The off-payroll reforms are not intended to impact the genuinely self-employed.



Following recommendations made by the Office of Tax Simplification and in support of the off-payroll working rules being delivered to the public sector, a new online service was designed to replace the former employment status indicator (ESI) tool to support the client, the fee-payer and the worker in making a status determination for the purpose of tax (as opposed to employment rights).

Unlike the ESI tool, the check employment status for tax (CEST) service provides a print-out of the outcome. HMRC has stated it will stand by the result given unless a compliance check finds the information provided is inaccurate.

The CEST service continues to receive much criticism and has been ruled against in a small number of first-tier tax tribunal cases.

Before using CEST, HMRC makes clear that you will need to know: the worker’s responsibilities; who decides what work needs doing; who decides when, where and how the work’s done; how the worker will be paid; whether the engagement includes any benefits or reimbursement for expense.



In response to the outcomes of an initial consultation in 2018 a further consultation ran closing in May 2019. The outcome, published in July, confirms reforms to the current off-payroll working rules.

Off-payroll working rules will apply to all private and third sector engagers with the exception of those defined as ‘small’ by provisions in the Companies Act 2006. For this purpose, three qualifying conditions must be met:

  • annual turnover must not be more than £10,200,000

  • balance sheet total must not be more than £5,100,000

  • number of employees must not be more than fifty.

Note that the amendments to off-payroll working rules will also impact the public sector but with the exception that no public sector engager will be considered small.

A small company will cease to be ‘small’ if it fails to meet the conditions for two consecutive years. The same measure is used conversely if a company shrinks in size. 

Unincorporated clients, however, will not benefit from this two-year provision; they will only have one condition to meet, which is that their turnover exceeds £10,200,000. The rules will begin to apply in the tax year following the calendar year in which the threshold is exceeded. Depending upon when its financial year ends, a small organisation approaching or predicting that its turnover will exceed £10,200,000 will need to be prepared to adapt processes to meet additional obligations.

An engaging client that is small will not be mandated to notify the supply chain or the worker that they are ‘small’ and therefore not within the reforms. Procedures will need to be strengthened to ensure the agency and the worker can establish this information through their usual ‘getting to know your client’ processes. 


Flow of information

The client is responsible for passing the determination, together with the reasons for making that determination, to the fee-payer (where they are not one and the same) and also directly to the worker. The aim is to improve transparency for the fee-payer as well as the worker.
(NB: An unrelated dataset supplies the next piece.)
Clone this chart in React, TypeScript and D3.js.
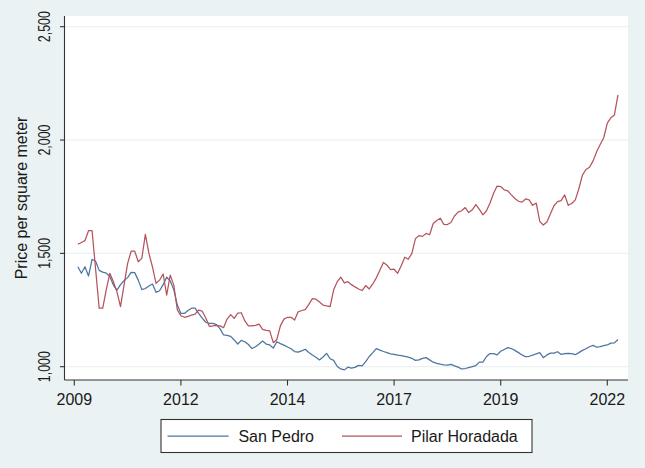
import React, { useEffect } from "react";
import * as d3 from "d3";

// months since 2009m7 for x ticks, with their labels
const tickMonths = [0, 30, 60, 90, 120, 150];
const tickLabels = ["2009", "2012", "2014", "2017", "2019", "2022"];
const yTicks = [1000, 1500, 2000, 2500];
const seriesNames = ["San Pedro", "Pilar Horadada"];
// first observation is 1 month after 2009m7 (2009m8), monthly to 2022m4
const firstMonth = 1;

const sanPedro = [
  1441, 1412, 1441, 1400, 1474, 1465, 1425, 1417, 1413, 1398,
  1360, 1338, 1362, 1380, 1393, 1416, 1415, 1382, 1340, 1345,
  1356, 1365, 1328, 1335, 1362, 1395, 1378, 1340, 1272, 1235,
  1235, 1248, 1258, 1258, 1235, 1214, 1196, 1191, 1191, 1186,
  1168, 1140, 1138, 1134, 1118, 1100, 1116, 1110, 1098, 1080,
  1088, 1100, 1113, 1100, 1096, 1082, 1110, 1102, 1095, 1087,
  1079, 1067, 1064, 1070, 1077, 1063, 1052, 1042, 1030, 1043,
  1059, 1035, 1028, 1001, 990, 986, 998, 994, 997, 1006,
  1004, 1022, 1045, 1062, 1080, 1073, 1067, 1062, 1057, 1054,
  1051, 1049, 1046, 1042, 1037, 1028, 1030, 1037, 1040, 1030,
  1020, 1015, 1011, 1008, 1007, 1010, 1004, 998, 990, 992,
  996, 1000, 1005, 1020, 1020, 1045, 1058, 1058, 1052, 1068,
  1076, 1084, 1080, 1072, 1062, 1052, 1044, 1046, 1051, 1057,
  1062, 1040, 1052, 1060, 1060, 1066, 1054, 1058, 1059, 1058,
  1053, 1062, 1072, 1079, 1088, 1094, 1086, 1089, 1093, 1096,
  1104, 1105, 1120,
];

const pilarHoradada = [
  1540, 1548, 1556, 1600, 1600, 1430, 1258, 1258, 1340, 1412,
  1375, 1330, 1265, 1360, 1455, 1510, 1510, 1463, 1478, 1584,
  1500, 1440, 1368, 1382, 1409, 1316, 1404, 1360, 1250, 1225,
  1218, 1222, 1228, 1232, 1250, 1245, 1215, 1178, 1180, 1182,
  1180, 1172, 1210, 1230, 1213, 1236, 1238, 1202, 1180, 1180,
  1182, 1188, 1165, 1160, 1158, 1106, 1120, 1180, 1210, 1218,
  1218, 1206, 1242, 1248, 1252, 1275, 1300, 1298, 1285, 1272,
  1268, 1265, 1340, 1375, 1395, 1370, 1375, 1362, 1352, 1343,
  1336, 1358, 1343, 1365, 1392, 1426, 1460, 1448, 1428, 1430,
  1412, 1445, 1483, 1474, 1500, 1565, 1578, 1575, 1588, 1582,
  1632, 1645, 1655, 1628, 1627, 1636, 1665, 1682, 1688, 1702,
  1680, 1692, 1715, 1694, 1670, 1688, 1722, 1765, 1797, 1795,
  1780, 1776, 1758, 1742, 1730, 1726, 1740, 1736, 1712, 1722,
  1640, 1625, 1638, 1675, 1710, 1728, 1733, 1758, 1712, 1720,
  1736, 1785, 1845, 1870, 1880, 1908, 1948, 1980, 2010, 2075,
  2098, 2110, 2199,
];

const W = 645;
const H = 468;
const BG = "#eaf2f3";
const BLUE = "#4d74a1";
const RED = "#b5545c";
const AXIS = "#333333";
const FONT = "'Liberation Sans', Arial, sans-serif";

export default function App() {
  useEffect(() => {
    document.body.style.margin = "0";
  }, []);

  const plotL = 64.5;
  const plotR = 628;
  const plotT = 16;
  const plotB = 380;

  const x = d3.scaleLinear().domain([tickMonths[0], tickMonths[tickMonths.length - 1]]).range([74.3, 607.3]);
  const y = d3.scaleLinear().domain([1000, 2500]).range([366.7, 26.7]);

  const line = d3
    .line<number>()
    .x((_, i) => x(firstMonth + i))
    .y((d) => y(d))
    .curve(d3.curveLinear);

  const legendL = 161;
  const legendR = 532;
  const legendT = 419.5;
  const legendB = 452.5;
  const legendMid = (legendT + legendB) / 2;

  return (
    <svg
      width={W}
      height={H}
      style={{ position: "absolute", left: 0, top: 0, display: "block" }}
      fontFamily={FONT}
    >
      <rect x={0} y={0} width={W} height={H} fill={BG} />
      <rect x={plotL} y={plotT} width={plotR - plotL} height={plotB - plotT} fill="#ffffff" />
      {yTicks.map((t) => (
        <line key={"g" + t} x1={plotL} x2={plotR} y1={y(t)} y2={y(t)} stroke={BG} strokeWidth={1.2} />
      ))}

      <path d={line(sanPedro) || ""} fill="none" stroke={BLUE} strokeWidth={1.25} strokeLinejoin="round" />
      <path d={line(pilarHoradada) || ""} fill="none" stroke={RED} strokeWidth={1.25} strokeLinejoin="round" />

      {/* axes */}
      <line x1={plotL} x2={plotL} y1={plotT} y2={plotB} stroke={AXIS} strokeWidth={1.1} />
      <line x1={plotL} x2={plotR} y1={plotB} y2={plotB} stroke={AXIS} strokeWidth={1.1} />

      {yTicks.map((t) => (
        <g key={"y" + t}>
          <line x1={plotL - 4.5} x2={plotL} y1={y(t)} y2={y(t)} stroke={AXIS} strokeWidth={1.1} />
          <text
            transform={`translate(49.5,${y(t)}) rotate(-90)`}
            textAnchor="middle"
            fontSize={16}
            fill="#1a1a1a"
            textLength={31}
            lengthAdjust="spacingAndGlyphs"
          >
            {d3.format(",")(t)}
          </text>
        </g>
      ))}

      {tickMonths.map((m, i) => (
        <g key={"x" + m}>
          <line x1={x(m)} x2={x(m)} y1={plotB} y2={plotB + 5.5} stroke={AXIS} strokeWidth={1.1} />
          <text x={x(m)} y={405} textAnchor="middle" fontSize={16} fill="#1a1a1a">
            {tickLabels[i]}
          </text>
        </g>
      ))}

      <text
        transform={`translate(27,${(plotT + plotB) / 2}) rotate(-90)`}
        textAnchor="middle"
        fontSize={16}
        fill="#1a1a1a"
      >
        Price per square meter
      </text>

      {/* legend */}
      <rect
        x={legendL}
        y={legendT}
        width={legendR - legendL}
        height={legendB - legendT}
        fill="#ffffff"
        stroke={AXIS}
        strokeWidth={1.1}
      />
      <line x1={167.5} x2={228.7} y1={legendMid} y2={legendMid} stroke={BLUE} strokeWidth={1.25} />
      <text x={238.4} y={legendMid + 6} fontSize={16} fill="#1a1a1a">
        {seriesNames[0]}
      </text>
      <line x1={342} x2={402} y1={legendMid} y2={legendMid} stroke={RED} strokeWidth={1.25} />
      <text x={411} y={legendMid + 6} fontSize={16} fill="#1a1a1a">
        {seriesNames[1]}
      </text>
    </svg>
  );
}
Responses to the latest consultation suggested that, in general, supply chains are short and consist of an average of four parties which includes the engaging client and the worker’s PSC. In a supply chain the client would only be responsible for passing the status determination to the party that they contract with, in addition to the worker. 


Non-compliance in supply chains

The reforms require the client to make the status determination to establish whether the worker falls within scope (i.e. would they be an employee if they were not working through an intermediary). However, once made, it is for the fee-payer to calculate PAYE income tax deductions and class 1 primary and secondary NICs where the worker is ‘deemed’ to be an employee.

Quite often the engager and the fee-payer are the same; however, where they are not, and where there is a lengthy supply chain, there is an increased risk that the failure to comply will occur either because one party in the chain fails to pass on the status determination or fails to act on it resulting in an unpaid tax liability.

HMRC believes that the client and the first agency are in the best position to improve compliance in the labour supply chain. Where failure to comply occurs by the fee-payer in a supply chain, in the first instance HMRC will take steps to collect the unpaid liability from the non-compliant entity. Where this is not possible HMRC will look initially to the first agency in the supply chain and then to the engaging client.


Disagreement process

HMRC consulted on the proposal of mandating a client-led status disagreement process where both the worker and the fee-payer would have the right to request and receive a response if they believe the status determination to be incorrect. The client will have 45 days in which to respond starting from the date the request is lodged.

Legislation aims to set minimum requirements of the process, the objective being to ensure the same process will be followed by all clients. HMRC aims to set out in guidance how a client can fulfil their obligations to take reasonable care and how best to implement the status disagreement process. 

In addition to CEST, HMRC also provide a specialist helpline when considering status and engagers are already required to take reasonable care in making their decisions.


A long summer ahead?

HMRC received significant criticism for the short notice it provided to public sector engagers to enable them to prepare for the 2017 reforms and it would appear that little has been learned as we hurtle towards April 2020. It is disappointing that HMRC couldn’t allow a more reasonable period of time before obligations in the private sector are to begin.

Draft clauses to the Finance Bill were published for technical consultation on 11 July with the assurance of guidance being made available by the end of summer – a season that we know government can extend as far as October. I hope that as you are reading this article news will also be published through our daily News Online that guidance is now up to date – or at least more usefully up to date than the version we currently have access to.

From a payroll processing perspective, it would be good to see within the real time information data items list the provision of a flag so as to ensure that ‘deemed employees’ captured by off-payroll working are not counted as employees by HMRC.


HMRC guidance

Early guidance by HMRC prompts engagers to prepare now, and advises the following:

  • Know your current workforce – do you have individuals supplying services via intermediaries?

  • Determine if the off-payroll rules apply for any contracts that will extend beyond April 2020. CEST can be used but so can external professional services – consider which might be better for your set up.

  • Open communication lines with your contractors to establish whether the off-payroll rules apply to their role.

  • Establish processes to ensure you capture whether off-payroll rules apply to future engagements starting with who will make the determinations and what information will they need.